The Israel factor in India-Pakistan crisis
As India and Pakistan, two nuclear rivals, agreed on a US-brokered ceasefire after going to nearly a full-fledged war in the build-up of tensions that spiked after an attack in Indian-occupied Kashmir on April 22, an outlier emerged during the crisis that both countries seemed myopically fixated upon, and could not help draw parallels with, Israel. Despite being miles away and not being a direct party to the India-Pakistan standoff, Israel became a hot point of discussion with regard to the nature of the conflict in Kashmir and Islamabad and Delhi’s drastically different approaches to the long-standing Israel-Palestine issue.
Social media were flooded with posts on Israel by mostly Indians, touting their “allyship” and supposed similarity of situations of being confronted with terror and thereby acting upon it. The Israeli ambassador to India extended support to New Delhi’s action and strikes in Pakistan — without taking the latter’s name —stating that Israel supports “India’s right for self-defense”. “Terrorists should know there’s no place to hide from their heinous crimes against the innocent,” he wrote on X.
Pakistanis, on the other hand, in their protests and posts lambasted both countries, seeing them as a common enemy; some even denounced the Indian and Israeli flags in protests during the intense week. Pakistan’s military, during the height of tensions with India, said it shot down Israeli-made drones launched by the Indian military into Pakistani airspace, following a series of strikes across the country earlier. The military said it had shot down 25 Israeli Harops, including in the major cities of Karachi and Lahore.
India maintains strategic ties with major Israeli defense firms and remains a strong market for Israeli weapons. This association and camaraderie, however, does not automatically make Islamabad and Jerusalem adversaries, contrary to local Indian and Pakistani populations’ widely-held beliefs. Israel excels in war technology and provides weapons to whoever asks for them, including New Delhi, and it would be willing to provide them to Islamabad if the latter indulges in bilateral engagements on a set of issues. Israel is also an arms supplier to Azerbaijan, a Muslim country, and assisted it in its fight in Nagorno-Karabakh. Religion or conspiracy theories of the “Hindu-Jewish” and “India-Israel” alliance reeking at antisemitism that is rife on Pakistani social media have little to do with it, are inaccurate and not grounded in reality.

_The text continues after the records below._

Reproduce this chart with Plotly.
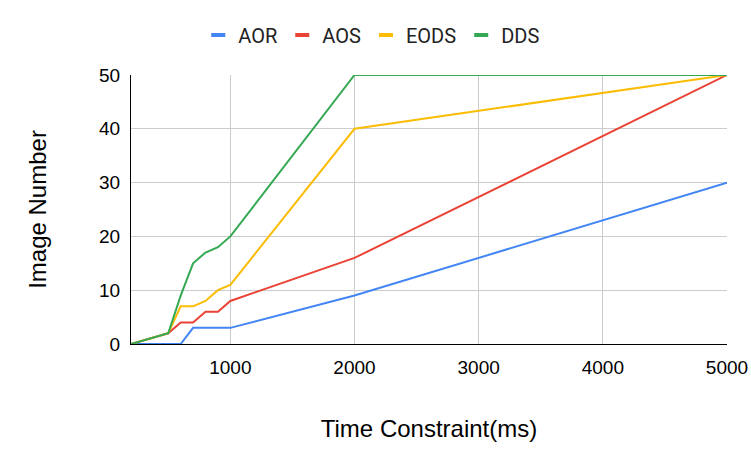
import plotly.graph_objects as go

time_ms = [200, 500, 600, 700, 800, 900, 1000, 2000, 5000]
aor = [0, 0, 0, 3, 3, 3, 3, 9, 30]
aos = [0, 2, 4, 4, 6, 6, 8, 16, 50]
eods = [0, 2, 7, 7, 8, 10, 11, 40, 50]
dds = [0, 2, 9, 15, 17, 18, 20, 50, 50]

series = [("AOR", aor, "#4285F4"), ("AOS", aos, "#EA4335"),
          ("EODS", eods, "#FBBC04"), ("DDS", dds, "#34A853")]

fig = go.Figure()
for name, vals, col in series:
    fig.add_trace(go.Scatter(x=time_ms, y=vals, name=name, mode="lines",
                             line=dict(color=col, width=2), showlegend=False))
# short dash legend keys like the original
for name, vals, col in series:
    fig.add_trace(go.Scatter(x=[None], y=[None], name=name, mode="markers",
                             marker=dict(symbol="line-ew", size=10,
                                         line=dict(color=col, width=4))))

fig.update_layout(
    width=751, height=466,
    template="plotly_white",
    font=dict(family="Arial, Liberation Sans", size=19, color="#000000"),
    margin=dict(l=131, r=24, t=75, b=122, autoexpand=False),
    legend=dict(orientation="h", xref="container", yref="container",
                x=0.495, xanchor="center", y=0.925, yanchor="middle",
                font=dict(family="Roboto", size=20, color="#222222"),
                itemwidth=30, tracegroupgap=0),
    plot_bgcolor="white",
)
fig.update_xaxes(
    range=[200, 5000], tickvals=[1000, 2000, 3000, 4000, 5000],
    showgrid=True, gridcolor="#cccccc", zeroline=False,
    showline=True, linecolor="#000000", linewidth=1,
    title=dict(text="Time Constraint(ms)", font=dict(size=24), standoff=43),
    ticks="", tickfont=dict(size=19), ticklabelstandoff=6, automargin=False,
)
fig.update_yaxes(
    range=[0, 50], tickvals=[0, 10, 20, 30, 40, 50],
    showgrid=True, gridcolor="#cccccc", zeroline=False,
    showline=True, linecolor="#000000", linewidth=1,
    title=dict(text="Image Number", font=dict(size=24), standoff=45),
    ticks="", tickfont=dict(size=19), ticklabelstandoff=6, automargin=False,
)

# drop the browser's default body margin so the figure fills the window
fig.write_html("out.html", config={"displayModeBar": False},
               post_script="document.body.style.margin = '0';")
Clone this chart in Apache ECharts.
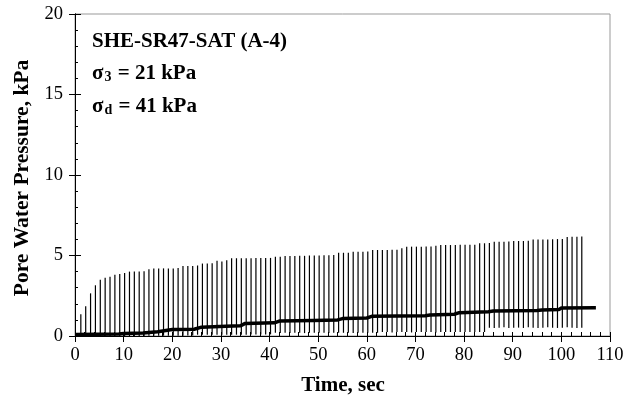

During the standoff, India also used French fighter jets which Pakistan downed, but no theories of an “India-France alliance” or “Hindu-Christian conspiracy” were circulated anywhere.

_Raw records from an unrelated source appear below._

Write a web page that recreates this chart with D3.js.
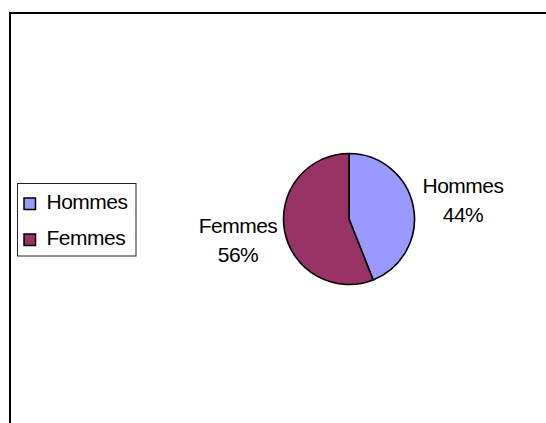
<!DOCTYPE html>
<html>
<head>
<meta charset="utf-8">
<script src="https://cdn.jsdelivr.net/npm/d3@7"></script>
<style>
  html, body { margin: 0; padding: 0; background: #fff; }
  svg { display: block; }
  text { font-family: "Liberation Sans", Arial, sans-serif; fill: #000; }
</style>
</head>
<body>
<svg id="chart" width="546" height="423"></svg>
<script>
const categories = ["Hommes", "Femmes"];
const values = [44, 56];
const colors = ["#9999FF", "#993366"];
const pctLabels = ["44%", "56%"];

const svg = d3.select("#chart");

// outer frame (extends beyond the visible window)
svg.append("rect")
  .attr("x", 10).attr("y", 13)
  .attr("width", 600).attr("height", 500)
  .attr("fill", "#fff").attr("stroke", "#000").attr("stroke-width", 2);

const cx = 349, cy = 219, r = 65.5;
const pie = d3.pie().sort(null).value(d => d.value);
const arcs = pie(categories.map((c, i) => ({ name: c, value: values[i], color: colors[i], pct: pctLabels[i] })));
const arc = d3.arc().innerRadius(0).outerRadius(r);

const g = svg.append("g").attr("transform", `translate(${cx},${cy})`);
g.selectAll("path").data(arcs).enter().append("path")
  .attr("d", arc)
  .attr("fill", d => d.data.color)
  .attr("stroke", "#000").attr("stroke-width", 1.6)
  .attr("stroke-linejoin", "round");

// labels outside
const labelPos = [[463, 193], [238, 233]];
arcs.forEach((d, i) => {
  const t = svg.append("text")
    .attr("text-anchor", "middle")
    .attr("font-size", 21)
    .attr("letter-spacing", -0.5);
  t.append("tspan").attr("x", labelPos[i][0]).attr("y", labelPos[i][1]).text(d.data.name);
  t.append("tspan").attr("x", labelPos[i][0]).attr("y", labelPos[i][1] + 28.5).text(d.data.pct);
});

// legend
const lg = svg.append("g");
lg.append("rect")
  .attr("x", 17.5).attr("y", 183.5).attr("width", 118.5).attr("height", 72.5)
  .attr("fill", "#fff").attr("stroke", "#222").attr("stroke-width", 1);
const ly = d3.scalePoint().domain(categories).range([209, 245]);
categories.forEach((c, i) => {
  lg.append("rect")
    .attr("x", 24).attr("y", ly(c) - 11).attr("width", 11.5).attr("height", 11.5)
    .attr("fill", colors[i]).attr("stroke", "#000").attr("stroke-width", 1.5);
  lg.append("text")
    .attr("x", 46.5).attr("y", ly(c))
    .attr("font-size", 21)
    .attr("letter-spacing", -0.5)
    .text(c);
});
</script>
</body>
</html>
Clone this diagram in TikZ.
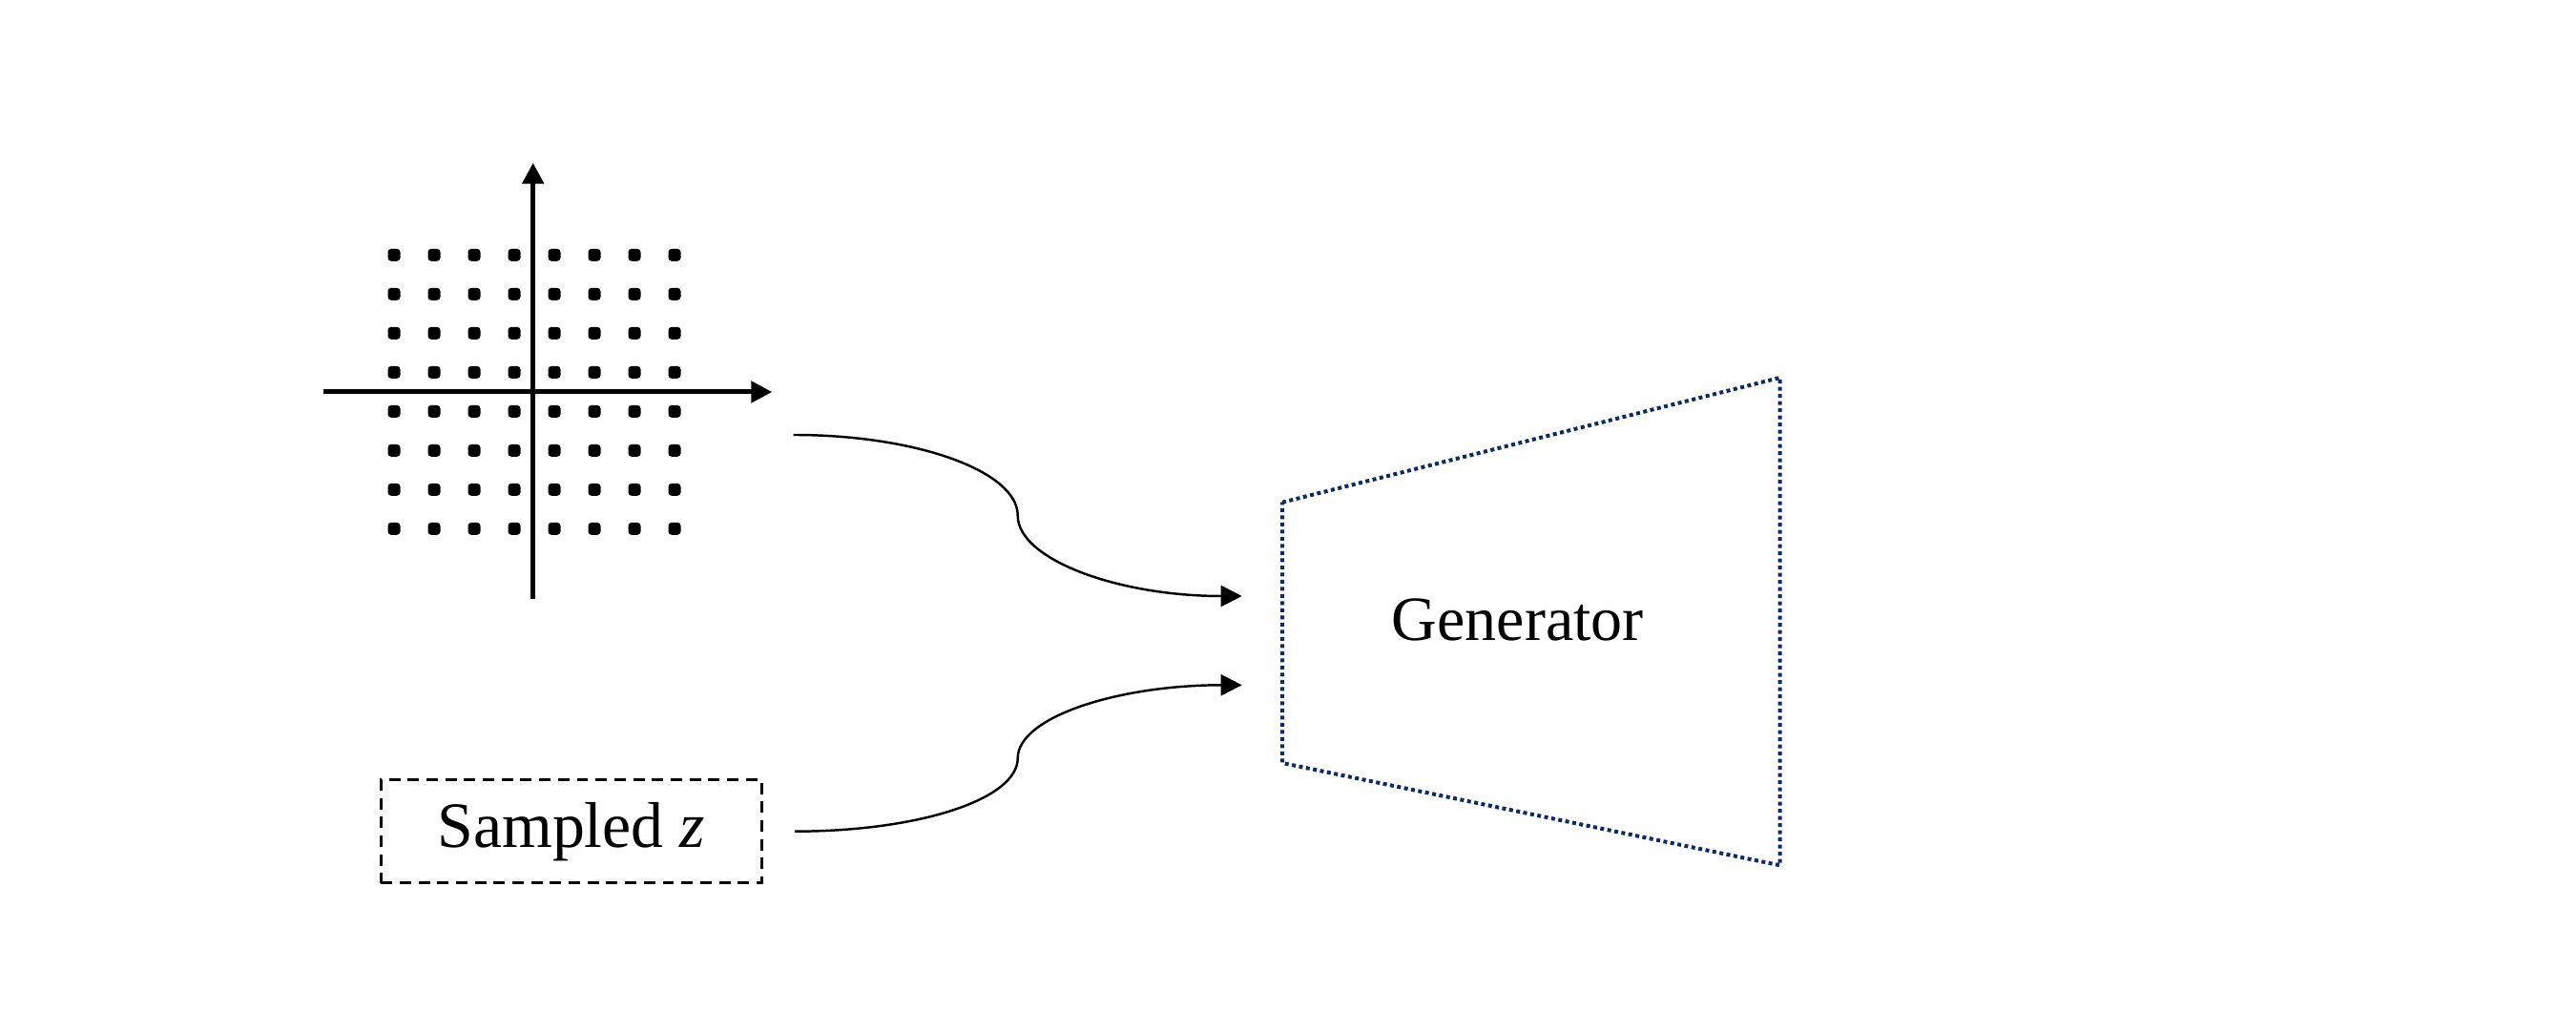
\documentclass[tikz,border=0pt]{standalone}
\usepackage{fontspec}
\setmainfont{Liberation Serif}
\usepackage{tikz}
\usetikzlibrary{arrows.meta,positioning}
\definecolor{gennavy}{HTML}{0B2A66}
\tikzset{
  latticeaxis/.style={line width=0.05cm, -{Triangle[length=0.22cm,width=0.22cm]}},
  flow/.style={line width=0.7pt, -{Triangle[length=0.22cm,width=0.22cm]}},
  samplebox/.style={draw, line width=0.85pt, dash pattern=on 3.4pt off 2.2pt,
    minimum width=3.99cm, minimum height=1.08cm, inner sep=0pt, font=\fontsize{19.3}{22}\selectfont},
}

\begin{document}
\begin{tikzpicture}
  \useasboundingbox (0,0) rectangle (27,10.8);
  % lattice of input points
  \foreach \i in {0,...,7}
    \foreach \j in {0,...,7}
      \fill[rounded corners=0.035cm] ({4.13+0.42*\i-0.065},{8.127-0.41*\j-0.065}) rectangle ++(0.13,0.13);
  \coordinate (xstart) at (3.393,6.69);
  \coordinate (xend) at (8.093,6.69);
  \coordinate (ystart) at (5.587,4.517);
  \coordinate (yend) at (5.587,9.093);
  \draw[latticeaxis] (xstart) -- (xend);
  \draw[latticeaxis] (ystart) -- (yend);

  \node[samplebox] (sampled) at (5.988,2.083) {Sampled \textit{z}};

  % generator
  \coordinate (gtl) at (13.44,5.533);
  \coordinate (gbl) at (13.44,2.80);
  \coordinate (gtr) at (18.657,6.84);
  \coordinate (gbr) at (18.657,1.727);
  \draw[gennavy, line width=0.04cm, dash pattern=on 0.04cm off 0.035cm]
    (gtl) -- (gtr) -- (gbr) -- (gbl) -- cycle;
  \node[font=\fontsize{18.8}{22}\selectfont] (gen) at (15.908,4.305) {Generator};

  % connectors
  \coordinate (gridout) at (8.317,6.24);
  \coordinate (gridmid) at (10.667,5.395);
  \coordinate (gridin) at (13.017,4.55);
  \coordinate (zmid) at (10.667,2.85);
  \coordinate (zin) at (13.017,3.617);
  \draw[flow] (gridout) to[out=0,in=90,out distance=1.3cm,in distance=0.46cm] (gridmid)
    to[out=-90,in=180,out distance=0.46cm,in distance=1.3cm] (gridin);
  \draw[flow] ([xshift=0.334cm]sampled.east) to[out=0,in=-90,out distance=1.3cm,in distance=0.43cm] (zmid)
    to[out=90,in=180,out distance=0.43cm,in distance=1.3cm] (zin);
\end{tikzpicture}
\end{document}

Israel has never declared Pakistan an enemy and in many instances has refrained from mentioning the country altogether. During a visit to India in 2018, Israeli Prime Minister Benjamin Netanyahu dismissed suggestions that his country’s partnership with India was a threat to Pakistan, saying, “We (Israel) are not enemies of Pakistan and Pakistan should not be our enemy either.”
Both India and Pakistan were urged to show restraint during the recent standoff by Western capitals. The response from the US initially was less consequential, as evident from Vice President JD Vance’s statement that said the India-Pakistan war was “none of our business” until, as reports claim, he received alarming intelligence. As Pakistan went tit-for-tat with its counterstrikes, it established much-needed deterrence, forcing India to come to the negotiating table after intervention from US Secretary of State Marco Rubio — a diplomatic channel New Delhi has avoided ever since Prime Minister Modi and his Hindu nationalist BJP party came to power.

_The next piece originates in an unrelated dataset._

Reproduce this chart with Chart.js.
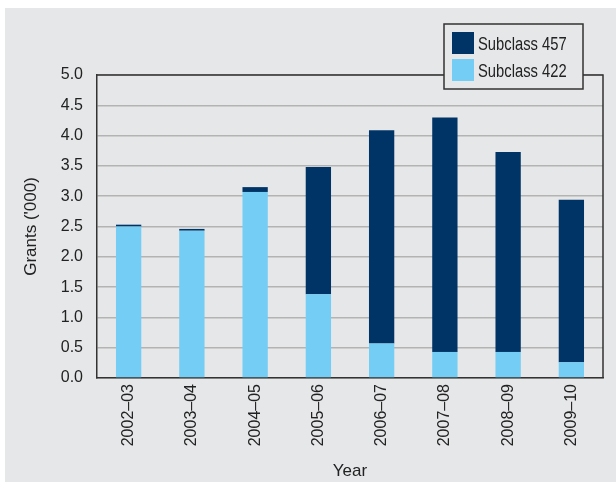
<!DOCTYPE html>
<html>
<head>
<meta charset="utf-8">
<title>Grants by year</title>
<script src="https://cdn.jsdelivr.net/npm/chart.js@4.4.1/dist/chart.umd.min.js"></script>
<style>
  html, body { margin: 0; padding: 0; background: #ffffff; }
  #wrap { position: relative; width: 616px; height: 486px; overflow: hidden; }
  #panel { position: absolute; left: 5px; top: 8px; width: 611px; height: 474px; background: #e6e7e9; }
  #chart { position: absolute; left: 0; top: 0; }
</style>
</head>
<body>
<div id="wrap">
  <div id="panel"></div>
  <canvas id="chart" width="616" height="486"></canvas>
</div>
<script>
/* ============ DATA ============ */
const years = ['2002–03', '2003–04', '2004–05', '2005–06', '2006–07', '2007–08', '2008–09', '2009–10'];
const subclass422 = [2.50, 2.43, 3.07, 1.38, 0.57, 0.43, 0.43, 0.26];
const subclass457 = [0.03, 0.03, 0.08, 2.10, 3.52, 3.87, 3.30, 2.68];
const yTicks = [0, 0.5, 1, 1.5, 2, 2.5, 3, 3.5, 4, 4.5, 5];

const colors = {
  dark: '#003466',
  light: '#73cdf4',
  panel: '#e6e7e9',
  grid: '#b3b3b3',
  axis: '#333333',
  text: '#222222',
};

const fontMain = "'Liberation Sans', Arial, sans-serif";

Chart.defaults.color = colors.text;
Chart.defaults.font.family = fontMain;

/* ============ FRAME + LEGEND ============ */
// closes the plot box on the top and right
const frame = {
  id: 'frame',
  afterDatasetsDraw(chart) {
    const { ctx, chartArea: a } = chart;
    ctx.save();
    ctx.strokeStyle = colors.axis;
    ctx.lineWidth = 1.5;
    ctx.beginPath();
    ctx.moveTo(a.left, a.top);
    ctx.lineTo(a.right, a.top);
    ctx.lineTo(a.right, a.bottom);
    ctx.stroke();
    ctx.restore();
  },
};

// boxed legend in the top right, 457 listed first, condensed type
const boxLegend = {
  id: 'boxLegend',
  afterDraw(chart) {
    const { ctx } = chart;
    const items = chart.data.datasets.slice().reverse();
    const x = 444, y = 24, w = 139, h = 65;
    ctx.save();
    ctx.fillStyle = colors.panel;
    ctx.fillRect(x, y, w, h);
    ctx.strokeStyle = colors.axis;
    ctx.lineWidth = 1.5;
    ctx.strokeRect(x, y, w, h);
    ctx.font = '18px ' + fontMain;
    ctx.textBaseline = 'alphabetic';
    items.forEach((ds, i) => {
      const top = y + 8 + i * 27;
      ctx.fillStyle = ds.backgroundColor;
      ctx.fillRect(x + 8, top, 22, 22);
      ctx.save();
      ctx.translate(x + 34, top + 17.5);
      ctx.scale(0.82, 1);
      ctx.fillStyle = colors.text;
      ctx.fillText(ds.label, 0, 0);
      ctx.restore();
    });
    ctx.restore();
  },
};

/* ============ CHART ============ */
const grantsChart = new Chart(document.getElementById('chart'), {
  type: 'bar',
  data: {
    labels: years,
    datasets: [
      {
        label: 'Subclass 422',
        data: subclass422,
        backgroundColor: colors.light,
        categoryPercentage: 1,
        barPercentage: 0.4,
      },
      {
        label: 'Subclass 457',
        data: subclass457,
        backgroundColor: colors.dark,
        categoryPercentage: 1,
        barPercentage: 0.4,
      },
    ],
  },
  options: {
    responsive: false,
    animation: false,
    layout: { padding: { top: 75, right: 13, left: 0, bottom: 0 } },
    plugins: {
      legend: { display: false },
      tooltip: { enabled: false },
    },
    scales: {
      x: {
        stacked: true,
        grid: { display: false, drawTicks: false },
        border: { color: colors.axis, width: 1.5 },
        ticks: {
          minRotation: 90,
          maxRotation: 90,
          padding: 6,
          font: { size: 16 },
          color: colors.text,
        },
        title: {
          display: true,
          text: 'Year',
          font: { size: 17 },
          color: colors.text,
          padding: { top: 0, bottom: 4 },
        },
        afterFit(scale) { scale.height = 108; },
      },
      y: {
        stacked: true,
        min: 0,
        max: 5,
        afterBuildTicks(scale) { scale.ticks = yTicks.map((v) => ({ value: v })); },
        grid: { color: colors.grid, lineWidth: 1.5, drawTicks: false },
        border: { color: colors.axis, width: 1.5 },
        ticks: {
          padding: 14,
          font: { size: 16 },
          color: colors.text,
          callback: (v) => Number(v).toFixed(1),
        },
        title: {
          display: true,
          text: "Grants ('000)",
          font: { size: 17 },
          color: colors.text,
          padding: { top: 21, bottom: 0 },
        },
        afterFit(scale) { scale.width = 97; },
      },
    },
  },
  plugins: [frame, boxLegend],
});
</script>
</body>
</html>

As far as Israel is concerned, Pakistan’s foreign policy remains pro-Palestinian to the point of being self-sabotaging. It gives India an edge too in its relations with the Jewish state. Instead of being heavily one-sided, religiously-motivated and counterproductive to any rapprochement as it is now — especially when Palestinians and most Arab states, despite the recent OIC statement, do not extend the same unflinching solidarity and support to Islamabad in its disputes with India and pursue their own bilateral relations — Pakistan should aim for the same and center its strategic objectives first, even if that means developing ties with Israel. This is what successful Islamic countries like the United Arab Emirates have done. It will have to start with the deradicalization of Pakistani society on a scale not seen before and tightening the noose around extremist parties which are antisemitic and anti-minorities instead of being a reasonable political force against India, an adversary that seeks to isolate Pakistan on every global avenue.
The escalation with India has stressed the need to establish more ties, including with Israel and challenge New Delhi’s regional hegemony. The day of normalization — which Israel has always been eager to see with Islamic states, including Pakistan — may be far away, but that day will come. The first step in that long chain of process will have to be the deradicalization of the populace in a country like Pakistan.